## Exercise task
Set down the data below from its first line to the line holding "ax.bar(x + w", inclusive; omit all pictures.

## Input material
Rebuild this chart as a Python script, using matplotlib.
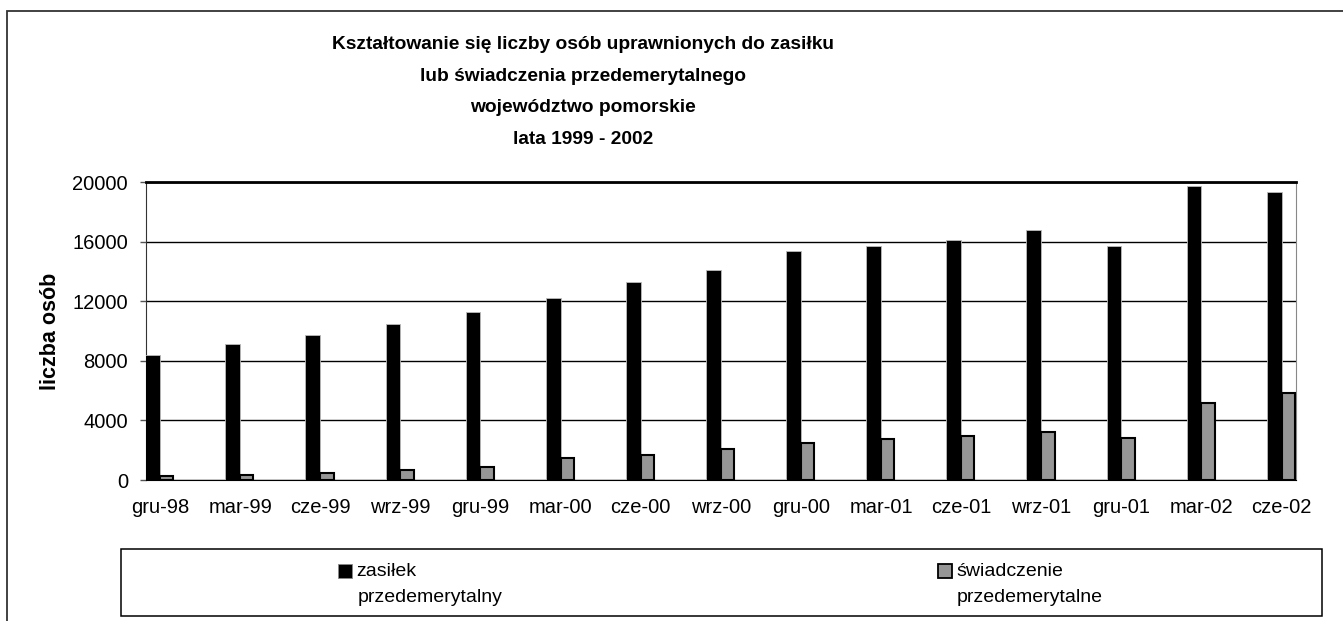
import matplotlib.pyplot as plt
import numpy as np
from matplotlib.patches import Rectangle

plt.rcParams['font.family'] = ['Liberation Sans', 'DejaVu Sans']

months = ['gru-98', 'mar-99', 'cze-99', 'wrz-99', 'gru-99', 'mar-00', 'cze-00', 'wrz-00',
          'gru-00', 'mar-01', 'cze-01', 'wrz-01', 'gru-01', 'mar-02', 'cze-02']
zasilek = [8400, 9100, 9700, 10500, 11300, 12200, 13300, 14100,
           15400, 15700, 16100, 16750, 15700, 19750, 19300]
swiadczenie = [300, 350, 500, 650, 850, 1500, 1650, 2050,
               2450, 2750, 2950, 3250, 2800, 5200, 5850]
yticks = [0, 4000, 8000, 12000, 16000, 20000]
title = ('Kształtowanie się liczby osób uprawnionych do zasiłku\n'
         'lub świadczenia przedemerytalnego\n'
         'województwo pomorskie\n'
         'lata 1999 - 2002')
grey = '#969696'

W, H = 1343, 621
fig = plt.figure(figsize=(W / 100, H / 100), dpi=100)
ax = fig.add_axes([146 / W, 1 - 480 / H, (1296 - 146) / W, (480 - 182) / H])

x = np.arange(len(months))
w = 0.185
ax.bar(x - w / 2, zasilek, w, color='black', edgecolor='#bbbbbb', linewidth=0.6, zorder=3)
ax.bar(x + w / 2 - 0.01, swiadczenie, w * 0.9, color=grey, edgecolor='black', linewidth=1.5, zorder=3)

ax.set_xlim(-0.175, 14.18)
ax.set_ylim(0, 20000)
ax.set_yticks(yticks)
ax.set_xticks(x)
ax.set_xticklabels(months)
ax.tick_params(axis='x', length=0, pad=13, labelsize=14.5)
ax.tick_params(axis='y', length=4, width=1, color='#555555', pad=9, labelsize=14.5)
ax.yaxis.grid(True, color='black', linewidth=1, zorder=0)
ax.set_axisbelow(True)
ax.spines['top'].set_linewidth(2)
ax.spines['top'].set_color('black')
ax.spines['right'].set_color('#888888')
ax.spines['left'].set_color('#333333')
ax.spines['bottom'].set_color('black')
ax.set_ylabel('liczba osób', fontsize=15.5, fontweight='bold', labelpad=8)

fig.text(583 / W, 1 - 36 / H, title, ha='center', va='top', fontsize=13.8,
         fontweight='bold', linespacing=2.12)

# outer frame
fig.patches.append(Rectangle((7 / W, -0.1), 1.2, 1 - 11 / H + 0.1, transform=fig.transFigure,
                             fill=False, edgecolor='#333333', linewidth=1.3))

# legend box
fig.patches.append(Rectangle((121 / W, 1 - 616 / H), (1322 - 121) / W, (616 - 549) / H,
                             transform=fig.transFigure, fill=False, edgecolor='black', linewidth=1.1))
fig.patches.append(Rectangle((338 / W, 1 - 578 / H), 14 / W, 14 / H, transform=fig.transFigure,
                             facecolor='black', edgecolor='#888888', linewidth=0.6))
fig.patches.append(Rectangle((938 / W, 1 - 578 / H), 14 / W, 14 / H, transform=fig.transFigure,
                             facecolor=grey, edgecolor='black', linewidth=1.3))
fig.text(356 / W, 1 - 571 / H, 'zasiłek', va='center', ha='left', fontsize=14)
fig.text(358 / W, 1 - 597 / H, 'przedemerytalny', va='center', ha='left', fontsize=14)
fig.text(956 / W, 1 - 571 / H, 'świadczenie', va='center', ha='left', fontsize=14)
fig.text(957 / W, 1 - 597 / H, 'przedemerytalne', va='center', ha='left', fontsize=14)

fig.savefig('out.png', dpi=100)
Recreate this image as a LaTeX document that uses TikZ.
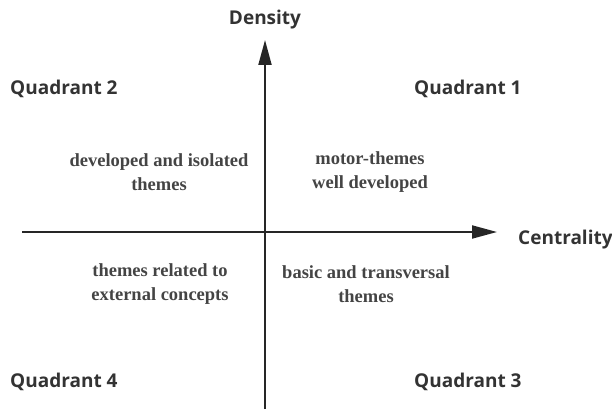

## Response
Rebuild this chart as a Python script, using matplotlib.
import matplotlib.pyplot as plt
import numpy as np
from matplotlib.patches import Rectangle

plt.rcParams['font.family'] = ['Liberation Sans', 'DejaVu Sans']

months = ['gru-98', 'mar-99', 'cze-99', 'wrz-99', 'gru-99', 'mar-00', 'cze-00', 'wrz-00',
          'gru-00', 'mar-01', 'cze-01', 'wrz-01', 'gru-01', 'mar-02', 'cze-02']
zasilek = [8400, 9100, 9700, 10500, 11300, 12200, 13300, 14100,
           15400, 15700, 16100, 16750, 15700, 19750, 19300]
swiadczenie = [300, 350, 500, 650, 850, 1500, 1650, 2050,
               2450, 2750, 2950, 3250, 2800, 5200, 5850]
yticks = [0, 4000, 8000, 12000, 16000, 20000]
title = ('Kształtowanie się liczby osób uprawnionych do zasiłku\n'
         'lub świadczenia przedemerytalnego\n'
         'województwo pomorskie\n'
         'lata 1999 - 2002')
grey = '#969696'

W, H = 1343, 621
fig = plt.figure(figsize=(W / 100, H / 100), dpi=100)
ax = fig.add_axes([146 / W, 1 - 480 / H, (1296 - 146) / W, (480 - 182) / H])

x = np.arange(len(months))
w = 0.185
ax.bar(x - w / 2, zasilek, w, color='black', edgecolor='#bbbbbb', linewidth=0.6, zorder=3)
ax.bar(x + w / 2 - 0.01, swiadczenie, w * 0.9, color=grey, edgecolor='black', linewidth=1.5, zorder=3)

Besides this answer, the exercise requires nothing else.